***** SUPPLIED DATA *****

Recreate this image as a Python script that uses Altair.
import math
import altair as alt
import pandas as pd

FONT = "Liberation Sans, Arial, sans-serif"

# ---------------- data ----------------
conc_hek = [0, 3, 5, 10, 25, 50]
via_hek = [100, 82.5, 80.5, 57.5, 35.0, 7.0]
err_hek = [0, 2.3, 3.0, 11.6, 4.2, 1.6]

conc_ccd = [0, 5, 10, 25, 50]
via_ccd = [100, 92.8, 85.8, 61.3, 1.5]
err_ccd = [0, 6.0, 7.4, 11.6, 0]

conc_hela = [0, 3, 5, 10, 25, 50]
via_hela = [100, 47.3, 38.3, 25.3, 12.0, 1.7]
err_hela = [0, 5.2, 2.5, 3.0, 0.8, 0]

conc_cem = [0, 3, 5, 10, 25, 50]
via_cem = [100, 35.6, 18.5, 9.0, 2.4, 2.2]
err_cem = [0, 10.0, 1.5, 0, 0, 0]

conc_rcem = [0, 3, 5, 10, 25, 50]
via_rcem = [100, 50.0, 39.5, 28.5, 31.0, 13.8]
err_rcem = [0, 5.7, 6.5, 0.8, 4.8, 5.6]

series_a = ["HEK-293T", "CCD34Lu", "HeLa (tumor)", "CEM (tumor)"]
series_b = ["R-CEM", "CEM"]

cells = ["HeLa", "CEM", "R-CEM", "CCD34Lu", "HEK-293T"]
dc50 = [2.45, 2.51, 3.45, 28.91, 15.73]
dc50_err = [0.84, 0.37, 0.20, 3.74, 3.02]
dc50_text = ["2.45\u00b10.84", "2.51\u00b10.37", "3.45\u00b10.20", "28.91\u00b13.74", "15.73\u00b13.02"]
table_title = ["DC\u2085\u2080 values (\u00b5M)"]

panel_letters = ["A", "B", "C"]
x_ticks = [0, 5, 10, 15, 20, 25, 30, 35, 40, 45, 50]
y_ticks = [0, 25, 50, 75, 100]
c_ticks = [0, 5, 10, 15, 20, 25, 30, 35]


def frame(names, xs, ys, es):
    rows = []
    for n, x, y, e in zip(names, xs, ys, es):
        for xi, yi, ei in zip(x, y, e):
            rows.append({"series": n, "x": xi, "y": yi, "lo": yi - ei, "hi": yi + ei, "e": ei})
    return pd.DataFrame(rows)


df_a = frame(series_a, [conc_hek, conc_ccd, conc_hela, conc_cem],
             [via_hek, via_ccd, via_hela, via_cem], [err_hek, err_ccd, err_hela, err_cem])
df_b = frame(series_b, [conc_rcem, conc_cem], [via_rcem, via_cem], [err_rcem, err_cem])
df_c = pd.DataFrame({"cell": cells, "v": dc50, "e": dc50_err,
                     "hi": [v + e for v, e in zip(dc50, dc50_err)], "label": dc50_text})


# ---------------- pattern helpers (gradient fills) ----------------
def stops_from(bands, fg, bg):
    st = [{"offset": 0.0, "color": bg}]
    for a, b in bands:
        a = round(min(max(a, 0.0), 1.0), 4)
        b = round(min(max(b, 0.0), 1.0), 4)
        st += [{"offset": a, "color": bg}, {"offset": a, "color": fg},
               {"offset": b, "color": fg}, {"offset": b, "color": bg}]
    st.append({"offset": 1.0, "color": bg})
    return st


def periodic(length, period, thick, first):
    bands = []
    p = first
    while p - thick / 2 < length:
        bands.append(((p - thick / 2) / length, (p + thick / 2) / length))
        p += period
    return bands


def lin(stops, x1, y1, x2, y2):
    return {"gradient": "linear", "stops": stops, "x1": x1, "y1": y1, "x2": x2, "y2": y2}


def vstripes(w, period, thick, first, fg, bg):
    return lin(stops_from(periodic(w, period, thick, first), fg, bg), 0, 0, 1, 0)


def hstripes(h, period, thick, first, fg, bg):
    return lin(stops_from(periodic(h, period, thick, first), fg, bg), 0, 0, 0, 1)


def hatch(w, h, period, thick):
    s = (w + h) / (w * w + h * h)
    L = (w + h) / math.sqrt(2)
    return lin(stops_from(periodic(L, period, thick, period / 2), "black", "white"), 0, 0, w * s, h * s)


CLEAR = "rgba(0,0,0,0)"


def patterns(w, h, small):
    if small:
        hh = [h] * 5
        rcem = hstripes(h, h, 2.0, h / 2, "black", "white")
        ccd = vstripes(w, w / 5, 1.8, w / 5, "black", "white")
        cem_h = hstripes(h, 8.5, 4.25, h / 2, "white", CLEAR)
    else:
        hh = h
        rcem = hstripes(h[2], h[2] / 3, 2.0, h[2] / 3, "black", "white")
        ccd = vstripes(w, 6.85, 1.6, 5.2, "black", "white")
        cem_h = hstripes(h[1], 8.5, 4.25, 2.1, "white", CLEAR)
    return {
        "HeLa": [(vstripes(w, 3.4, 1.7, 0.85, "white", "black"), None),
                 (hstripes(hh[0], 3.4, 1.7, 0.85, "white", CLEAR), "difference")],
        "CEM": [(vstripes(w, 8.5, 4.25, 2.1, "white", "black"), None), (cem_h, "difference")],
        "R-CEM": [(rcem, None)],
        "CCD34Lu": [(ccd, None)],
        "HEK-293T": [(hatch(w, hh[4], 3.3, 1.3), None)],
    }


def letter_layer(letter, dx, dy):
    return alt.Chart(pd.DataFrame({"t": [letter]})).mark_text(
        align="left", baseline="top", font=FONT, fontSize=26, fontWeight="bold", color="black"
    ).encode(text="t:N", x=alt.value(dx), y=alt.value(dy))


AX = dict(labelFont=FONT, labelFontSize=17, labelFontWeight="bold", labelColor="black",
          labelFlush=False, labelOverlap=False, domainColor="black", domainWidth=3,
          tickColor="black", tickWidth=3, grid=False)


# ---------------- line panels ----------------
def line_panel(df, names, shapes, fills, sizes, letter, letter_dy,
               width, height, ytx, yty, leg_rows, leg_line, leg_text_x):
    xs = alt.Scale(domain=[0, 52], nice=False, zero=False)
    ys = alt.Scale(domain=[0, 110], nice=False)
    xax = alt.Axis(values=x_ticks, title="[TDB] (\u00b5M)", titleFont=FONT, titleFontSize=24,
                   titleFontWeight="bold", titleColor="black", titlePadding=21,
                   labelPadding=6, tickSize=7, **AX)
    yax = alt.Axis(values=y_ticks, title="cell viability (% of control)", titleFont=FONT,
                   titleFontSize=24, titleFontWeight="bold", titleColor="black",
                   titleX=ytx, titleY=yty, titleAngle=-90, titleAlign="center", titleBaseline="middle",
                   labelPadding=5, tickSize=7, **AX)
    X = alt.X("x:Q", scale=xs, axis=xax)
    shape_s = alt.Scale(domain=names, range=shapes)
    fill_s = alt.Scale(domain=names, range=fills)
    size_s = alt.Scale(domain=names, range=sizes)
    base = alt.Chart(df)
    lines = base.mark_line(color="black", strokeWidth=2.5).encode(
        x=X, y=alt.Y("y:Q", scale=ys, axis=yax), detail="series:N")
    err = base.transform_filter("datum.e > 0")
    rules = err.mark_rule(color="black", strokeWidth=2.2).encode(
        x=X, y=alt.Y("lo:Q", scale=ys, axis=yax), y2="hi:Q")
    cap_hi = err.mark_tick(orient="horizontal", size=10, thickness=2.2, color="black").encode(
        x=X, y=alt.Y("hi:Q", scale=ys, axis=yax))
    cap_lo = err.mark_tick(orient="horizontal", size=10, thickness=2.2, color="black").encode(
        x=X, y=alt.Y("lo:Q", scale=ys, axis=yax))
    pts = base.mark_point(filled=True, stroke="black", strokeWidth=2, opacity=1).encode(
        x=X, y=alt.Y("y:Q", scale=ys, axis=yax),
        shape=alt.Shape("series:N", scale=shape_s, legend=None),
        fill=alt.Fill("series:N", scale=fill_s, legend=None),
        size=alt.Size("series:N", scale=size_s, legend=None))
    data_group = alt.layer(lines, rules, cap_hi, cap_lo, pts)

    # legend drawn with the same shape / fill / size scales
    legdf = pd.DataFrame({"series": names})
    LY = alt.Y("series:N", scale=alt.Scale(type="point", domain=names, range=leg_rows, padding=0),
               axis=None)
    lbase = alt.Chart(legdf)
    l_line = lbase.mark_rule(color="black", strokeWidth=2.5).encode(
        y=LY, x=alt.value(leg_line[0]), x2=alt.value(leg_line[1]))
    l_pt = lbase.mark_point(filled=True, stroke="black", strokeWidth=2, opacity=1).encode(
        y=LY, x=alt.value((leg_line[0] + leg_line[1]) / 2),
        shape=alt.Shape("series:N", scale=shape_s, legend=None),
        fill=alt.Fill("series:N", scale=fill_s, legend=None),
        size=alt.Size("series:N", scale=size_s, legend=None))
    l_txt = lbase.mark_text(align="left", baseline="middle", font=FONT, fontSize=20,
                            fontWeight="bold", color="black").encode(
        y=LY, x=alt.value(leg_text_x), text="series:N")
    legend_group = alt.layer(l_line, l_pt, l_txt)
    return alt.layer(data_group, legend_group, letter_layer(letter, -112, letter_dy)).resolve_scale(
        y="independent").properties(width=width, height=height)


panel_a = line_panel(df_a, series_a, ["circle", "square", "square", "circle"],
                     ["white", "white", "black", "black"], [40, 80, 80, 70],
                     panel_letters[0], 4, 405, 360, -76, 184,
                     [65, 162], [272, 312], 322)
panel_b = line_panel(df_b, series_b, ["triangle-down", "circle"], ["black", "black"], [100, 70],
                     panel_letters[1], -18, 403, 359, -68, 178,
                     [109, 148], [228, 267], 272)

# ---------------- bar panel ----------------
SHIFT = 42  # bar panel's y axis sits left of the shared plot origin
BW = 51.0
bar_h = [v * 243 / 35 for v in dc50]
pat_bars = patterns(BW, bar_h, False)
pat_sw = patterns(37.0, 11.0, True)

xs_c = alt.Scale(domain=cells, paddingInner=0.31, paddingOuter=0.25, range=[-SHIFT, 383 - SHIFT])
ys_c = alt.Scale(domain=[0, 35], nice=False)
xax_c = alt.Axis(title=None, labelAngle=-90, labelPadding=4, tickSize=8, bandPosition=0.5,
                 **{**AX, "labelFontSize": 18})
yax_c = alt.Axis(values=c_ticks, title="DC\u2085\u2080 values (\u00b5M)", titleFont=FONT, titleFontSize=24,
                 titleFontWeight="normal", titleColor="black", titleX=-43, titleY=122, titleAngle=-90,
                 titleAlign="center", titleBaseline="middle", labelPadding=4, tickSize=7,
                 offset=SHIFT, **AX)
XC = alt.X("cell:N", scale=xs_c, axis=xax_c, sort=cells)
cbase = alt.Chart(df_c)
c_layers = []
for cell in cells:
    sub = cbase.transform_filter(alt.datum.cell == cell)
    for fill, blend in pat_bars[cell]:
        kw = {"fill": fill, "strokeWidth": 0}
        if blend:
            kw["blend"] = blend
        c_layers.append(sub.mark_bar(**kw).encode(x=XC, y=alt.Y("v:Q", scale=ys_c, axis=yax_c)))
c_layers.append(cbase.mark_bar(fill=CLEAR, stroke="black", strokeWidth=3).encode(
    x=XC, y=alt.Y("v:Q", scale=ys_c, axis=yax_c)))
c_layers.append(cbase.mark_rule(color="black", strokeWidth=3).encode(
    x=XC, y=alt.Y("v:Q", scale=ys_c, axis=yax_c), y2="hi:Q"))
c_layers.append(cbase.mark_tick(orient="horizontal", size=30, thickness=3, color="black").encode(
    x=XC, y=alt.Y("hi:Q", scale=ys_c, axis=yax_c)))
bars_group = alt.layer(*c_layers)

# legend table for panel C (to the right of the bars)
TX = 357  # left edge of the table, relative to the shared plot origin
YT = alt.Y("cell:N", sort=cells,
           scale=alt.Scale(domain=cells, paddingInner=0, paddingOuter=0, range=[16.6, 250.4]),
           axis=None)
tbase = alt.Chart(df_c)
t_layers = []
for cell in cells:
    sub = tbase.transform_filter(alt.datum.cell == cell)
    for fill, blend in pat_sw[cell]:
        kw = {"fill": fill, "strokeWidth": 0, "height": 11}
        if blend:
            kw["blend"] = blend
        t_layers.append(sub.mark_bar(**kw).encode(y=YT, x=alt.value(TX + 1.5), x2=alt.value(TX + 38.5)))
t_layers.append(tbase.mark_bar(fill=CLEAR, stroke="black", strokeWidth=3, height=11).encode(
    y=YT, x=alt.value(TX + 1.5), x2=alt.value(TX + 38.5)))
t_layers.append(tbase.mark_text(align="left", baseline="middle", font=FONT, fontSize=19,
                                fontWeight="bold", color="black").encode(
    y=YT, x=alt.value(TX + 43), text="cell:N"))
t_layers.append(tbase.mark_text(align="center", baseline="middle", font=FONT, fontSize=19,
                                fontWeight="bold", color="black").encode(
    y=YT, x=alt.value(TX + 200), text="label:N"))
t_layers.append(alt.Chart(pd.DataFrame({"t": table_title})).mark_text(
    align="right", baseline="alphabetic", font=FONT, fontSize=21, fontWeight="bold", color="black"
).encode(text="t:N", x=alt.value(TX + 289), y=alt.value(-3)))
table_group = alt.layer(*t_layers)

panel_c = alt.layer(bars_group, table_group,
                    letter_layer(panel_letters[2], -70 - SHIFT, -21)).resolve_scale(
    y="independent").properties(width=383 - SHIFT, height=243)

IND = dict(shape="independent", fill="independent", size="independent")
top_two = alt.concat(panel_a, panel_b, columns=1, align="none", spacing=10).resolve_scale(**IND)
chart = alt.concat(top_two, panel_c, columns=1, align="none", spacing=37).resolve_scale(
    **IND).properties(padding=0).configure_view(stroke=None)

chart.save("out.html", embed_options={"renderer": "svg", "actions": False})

*****

» WORK REQUIRED:
Return only the lines spanning from the first line of the material through the line with "return pd.DataFrame(rows)", copied exactly, both ends kept.

» SOLVED PROBLEM:
Recreate this image as a Python script that uses Altair.
import math
import altair as alt
import pandas as pd

FONT = "Liberation Sans, Arial, sans-serif"

# ---------------- data ----------------
conc_hek = [0, 3, 5, 10, 25, 50]
via_hek = [100, 82.5, 80.5, 57.5, 35.0, 7.0]
err_hek = [0, 2.3, 3.0, 11.6, 4.2, 1.6]

conc_ccd = [0, 5, 10, 25, 50]
via_ccd = [100, 92.8, 85.8, 61.3, 1.5]
err_ccd = [0, 6.0, 7.4, 11.6, 0]

conc_hela = [0, 3, 5, 10, 25, 50]
via_hela = [100, 47.3, 38.3, 25.3, 12.0, 1.7]
err_hela = [0, 5.2, 2.5, 3.0, 0.8, 0]

conc_cem = [0, 3, 5, 10, 25, 50]
via_cem = [100, 35.6, 18.5, 9.0, 2.4, 2.2]
err_cem = [0, 10.0, 1.5, 0, 0, 0]

conc_rcem = [0, 3, 5, 10, 25, 50]
via_rcem = [100, 50.0, 39.5, 28.5, 31.0, 13.8]
err_rcem = [0, 5.7, 6.5, 0.8, 4.8, 5.6]

series_a = ["HEK-293T", "CCD34Lu", "HeLa (tumor)", "CEM (tumor)"]
series_b = ["R-CEM", "CEM"]

cells = ["HeLa", "CEM", "R-CEM", "CCD34Lu", "HEK-293T"]
dc50 = [2.45, 2.51, 3.45, 28.91, 15.73]
dc50_err = [0.84, 0.37, 0.20, 3.74, 3.02]
dc50_text = ["2.45\u00b10.84", "2.51\u00b10.37", "3.45\u00b10.20", "28.91\u00b13.74", "15.73\u00b13.02"]
table_title = ["DC\u2085\u2080 values (\u00b5M)"]

panel_letters = ["A", "B", "C"]
x_ticks = [0, 5, 10, 15, 20, 25, 30, 35, 40, 45, 50]
y_ticks = [0, 25, 50, 75, 100]
c_ticks = [0, 5, 10, 15, 20, 25, 30, 35]


def frame(names, xs, ys, es):
    rows = []
    for n, x, y, e in zip(names, xs, ys, es):
        for xi, yi, ei in zip(x, y, e):
            rows.append({"series": n, "x": xi, "y": yi, "lo": yi - ei, "hi": yi + ei, "e": ei})
    return pd.DataFrame(rows)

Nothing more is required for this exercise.